Some studies have indicated that repeated strings of non-coding DNA aren’t a mistake or accident, but are important because they enable faster mutations—a key element in adapting to changes in the environment. That makes the so-called “repeaters” a valuable survival mechanism for a species.

Other studies suggest that the differences between individual humans, and between humans and similar species (like chimpanzees), have more to do with their junk DNA than the protein-encoding DNA. We humans share nearly identical genes, but it’s mostly how they’re regulated that produces our variations. Those differences not only include individual traits like eye and hair colour but diseases as well, so this could be a very important area of disease research.

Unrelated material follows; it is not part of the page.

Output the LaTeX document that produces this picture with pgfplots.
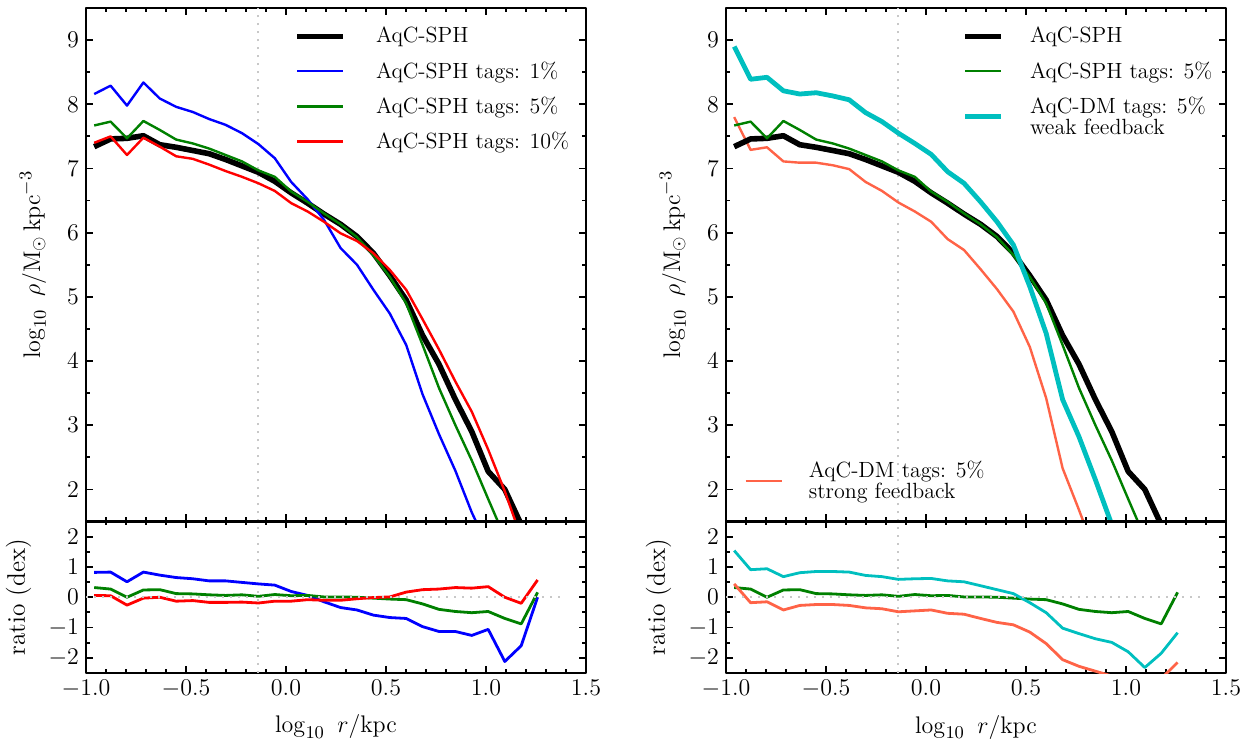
\documentclass[border=0pt]{standalone}
\usepackage{pgfplots}
\usepackage{pgfplotstable}
\pgfplotsset{compat=1.18}
\definecolor{mgreen}{RGB}{0,128,0}
\definecolor{mblue}{RGB}{0,0,255}
\definecolor{mred}{RGB}{255,0,0}
\definecolor{mcyan}{RGB}{0,191,191}
\definecolor{msalmon}{RGB}{255,99,71}
\definecolor{dotgray}{RGB}{200,200,200}

\pgfplotstableread{
x      blk  blu  grn  red  cyn  sal
-0.959 7.34 8.16 7.67 7.40 8.90 7.80
-0.877 7.46 8.29 7.73 7.50 8.39 7.29
-0.795 7.47 7.98 7.47 7.21 8.42 7.33
-0.713 7.51 8.34 7.74 7.48 8.21 7.11
-0.631 7.37 8.09 7.60 7.34 8.16 7.09
-0.549 7.33 7.96 7.45 7.19 8.18 7.09
-0.466 7.28 7.88 7.39 7.15 8.13 7.05
-0.384 7.23 7.77 7.31 7.06 8.07 6.99
-0.302 7.14 7.68 7.21 6.96 7.87 6.79
-0.220 7.04 7.55 7.11 6.87 7.73 6.65
-0.138 6.94 7.38 6.97 6.77 7.55 6.47
-0.056 6.80 7.16 6.87 6.65 7.39 6.33
0.026  6.62 6.79 6.64 6.46 7.22 6.17
0.108  6.46 6.52 6.48 6.33 6.95 5.90
0.190  6.29 6.20 6.30 6.17 6.77 5.73
0.273  6.13 5.76 6.13 5.99 6.48 5.43
0.355  5.94 5.50 5.93 5.87 6.17 5.12
0.437  5.68 5.11 5.65 5.68 5.81 4.77
0.519  5.33 4.74 5.31 5.42 5.16 4.22
0.601  4.95 4.25 4.90 5.11 4.43 3.42
0.683  4.40 3.48 4.25 4.65 3.40 2.33
0.765  3.95 2.86 3.58 4.18 2.82 1.68
0.847  3.40 2.29 3.00 3.68 2.15 1.00
0.929  2.90 1.64 2.45 3.21 1.45 0.40
1.011  2.28 1.10 1.85 2.62 0.50 -0.30
1.094  2.00 0.50 1.25 1.97 -0.30 -0.90
1.176  1.45 0.00 0.55 1.25 -0.40 -1.20
1.258  0.90 0.90 1.05 1.45 -0.30 -1.20
}\dens

\pgfplotstableread{
x      blu   grn   red   cyn   sal
-0.959 0.82  0.32  0.06  1.54  0.44
-0.877 0.83  0.27  0.05  0.91  -0.18
-0.795 0.51  0.00  -0.26 0.94  -0.15
-0.713 0.83  0.24  -0.03 0.68  -0.42
-0.631 0.73  0.25  0.00  0.81  -0.27
-0.549 0.65  0.12  -0.13 0.85  -0.24
-0.466 0.61  0.11  -0.11 0.85  -0.24
-0.384 0.54  0.08  -0.17 0.83  -0.27
-0.302 0.54  0.06  -0.17 0.72  -0.35
-0.220 0.49  0.08  -0.16 0.68  -0.38
-0.138 0.44  0.03  -0.19 0.59  -0.48
-0.056 0.40  0.09  -0.13 0.61  -0.45
0.026  0.19  0.05  -0.13 0.62  -0.42
0.108  0.06  0.06  -0.08 0.54  -0.53
0.190  -0.15 0.01  -0.10 0.51  -0.56
0.273  -0.34 0.01  -0.10 0.38  -0.70
0.355  -0.42 0.00  -0.05 0.25  -0.83
0.437  -0.59 -0.03 -0.01 0.12  -0.91
0.519  -0.67 -0.06 0.01  -0.18 -1.15
0.601  -0.70 -0.08 0.17  -0.51 -1.53
0.683  -0.97 -0.22 0.25  -1.02 -2.06
0.765  -1.13 -0.40 0.27  -1.20 -2.28
0.847  -1.13 -0.47 0.32  -1.37 -2.44
0.929  -1.26 -0.51 0.30  -1.49 -2.60
1.011  -1.06 -0.47 0.35  -1.80 -2.75
1.094  -2.12 -0.70 0.00  -2.32 -2.90
1.176  -1.60 -0.88 -0.20 -1.85 -2.69
1.258  0.00  0.16  0.57  -1.17 -2.15
}\rat

\pgfplotsset{
  base/.style={scale only axis, width=250pt, xmin=-1, xmax=1.5,
    xtick={-1,-0.5,0,0.5,1,1.5}, minor x tick num=4,
    tick align=inside, xtick pos=both, ytick pos=both,
    major tick length=3.5pt, minor tick length=2pt,
    tick style={black, line width=0.9pt},
    axis line style={line width=1.4pt},
    ticklabel style={font=\fontsize{12.6}{14}\selectfont},
    label style={font=\fontsize{12.7}{14}\selectfont},
    anchor=south west, line join=round},
  main/.style={base, height=256.75pt, ymin=1.5, ymax=9.5,
    ytick={2,3,4,5,6,7,8,9}, minor y tick num=1, xticklabels={},
    ylabel={$\log_{10}\ \rho/\mathrm{M_{\odot}\,kpc^{-3}}$},
    ylabel style={at={(axis description cs:-0.106,0.5)}, anchor=center}},
  ratio/.style={base, height=75.75pt, ymin=-2.5, ymax=2.5,
    ytick={-2,-1,0,1,2}, minor y tick num=1,
    xticklabel style={/pgf/number format/.cd, fixed, fixed zerofill, precision=1},
    xlabel={$\log_{10}\ r/\mathrm{kpc}$},
    xlabel style={at={(axis description cs:0.5,0)}, anchor=center, yshift=-27pt},
    ylabel={ratio (dex)},
    ylabel style={at={(axis description cs:-0.135,0.5)}, anchor=center}},
  leg/.style 2 args={legend cell align=left,
    legend image code/.code={\draw[##1] (0pt,0pt) -- (#1,0pt);},
    legend style={draw=none, fill=none, font=\fontsize{11}{10.5}\selectfont,
      cells={anchor=west, align=left}, row sep=3.8pt,
      /tikz/every odd column/.append style={column sep=#2}}},
  vdot/.style={dotgray, line width=1pt, dash pattern=on 1pt off 3pt, forget plot},
}

\begin{document}
\begin{tikzpicture}
\useasboundingbox (0,0) rectangle (627.5pt,372.5pt);

% ---------- left main ----------
\begin{axis}[main, at={(43pt,111.75pt)}, leg={23pt}{13pt},
  legend style={at={(axis description cs:0.404,0.979)}, anchor=north west}]
\addplot[vdot] coordinates {(-0.14,1.5) (-0.14,9.5)};
\addplot[black, line width=2.8pt] table[x=x,y=blk] {\dens};
\addlegendentry{AqC-SPH}
\addplot[mblue, line width=1.2pt] table[x=x,y=blu] {\dens};
\addlegendentry{AqC-SPH tags: 1\%}
\addplot[mgreen, line width=1.2pt] table[x=x,y=grn] {\dens};
\addlegendentry{AqC-SPH tags: 5\%}
\addplot[mred, line width=1.2pt] table[x=x,y=red] {\dens};
\addlegendentry{AqC-SPH tags: 10\%}
\end{axis}

% ---------- left ratio ----------
\begin{axis}[ratio, at={(43pt,36pt)}]
\addplot[vdot] coordinates {(-0.14,-2.5) (-0.14,2.5)};
\addplot[mblue, line width=1.4pt] table[x=x,y=blu] {\rat};
\addplot[mgreen, line width=1.4pt] table[x=x,y=grn] {\rat};
\addplot[mred, line width=1.4pt] table[x=x,y=red] {\rat};
\addplot[vdot] coordinates {(-1,0) (1.4,0)};
\end{axis}

% ---------- right main ----------
\begin{axis}[main, at={(363pt,111.75pt)}, leg={18pt}{11pt},
  legend style={at={(axis description cs:0.46,0.979)}, anchor=north west}]
\addplot[vdot] coordinates {(-0.14,1.5) (-0.14,9.5)};
\addplot[msalmon, line width=1.2pt, forget plot] table[x=x,y=sal] {\dens};
\addplot[black, line width=2.8pt] table[x=x,y=blk] {\dens};
\addlegendentry{AqC-SPH}
\addplot[mgreen, line width=1.2pt] table[x=x,y=grn] {\dens};
\addlegendentry{AqC-SPH tags: 5\%}
\addplot[mcyan, line width=2.4pt] table[x=x,y=cyn] {\dens};
\addlegendentry{AqC-DM tags: 5\%\\weak feedback}
\end{axis}

% second legend (strong feedback)
\begin{axis}[scale only axis, width=250pt, height=256.75pt, at={(363pt,111.75pt)},
  anchor=south west, xmin=-1, xmax=1.5, ymin=1.5, ymax=9.5, hide axis, leg={18pt}{11pt},
  legend style={at={(axis description cs:0.024,0.079)}, anchor=west}]
\addlegendimage{msalmon, line width=1.2pt}
\addlegendentry{AqC-DM tags: 5\%\\strong feedback}
\end{axis}

% ---------- right ratio ----------
\begin{axis}[ratio, at={(363pt,36pt)}]
\addplot[vdot] coordinates {(-0.14,-2.5) (-0.14,2.5)};
\addplot[mgreen, line width=1.4pt] table[x=x,y=grn] {\rat};
\addplot[mcyan, line width=1.4pt] table[x=x,y=cyn] {\rat};
\addplot[msalmon, line width=1.4pt] table[x=x,y=sal] {\rat};
\addplot[vdot] coordinates {(-1,0) (1.4,0)};
\end{axis}
\end{tikzpicture}
\end{document}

However, this improved understanding of how non-coding DNA reflects the traits of an individual may also lead to improvements in forensic DNA identification of individuals. And there’s word that the Transportation Safety Administration in the U.S. has begun experimenting with portable DNA scanners (able to quickly scan DNA from a drop of saliva) at places like airports, alongside those infamous full-body scanners.

That brings whole new meaning to the cry “don’t touch my junk.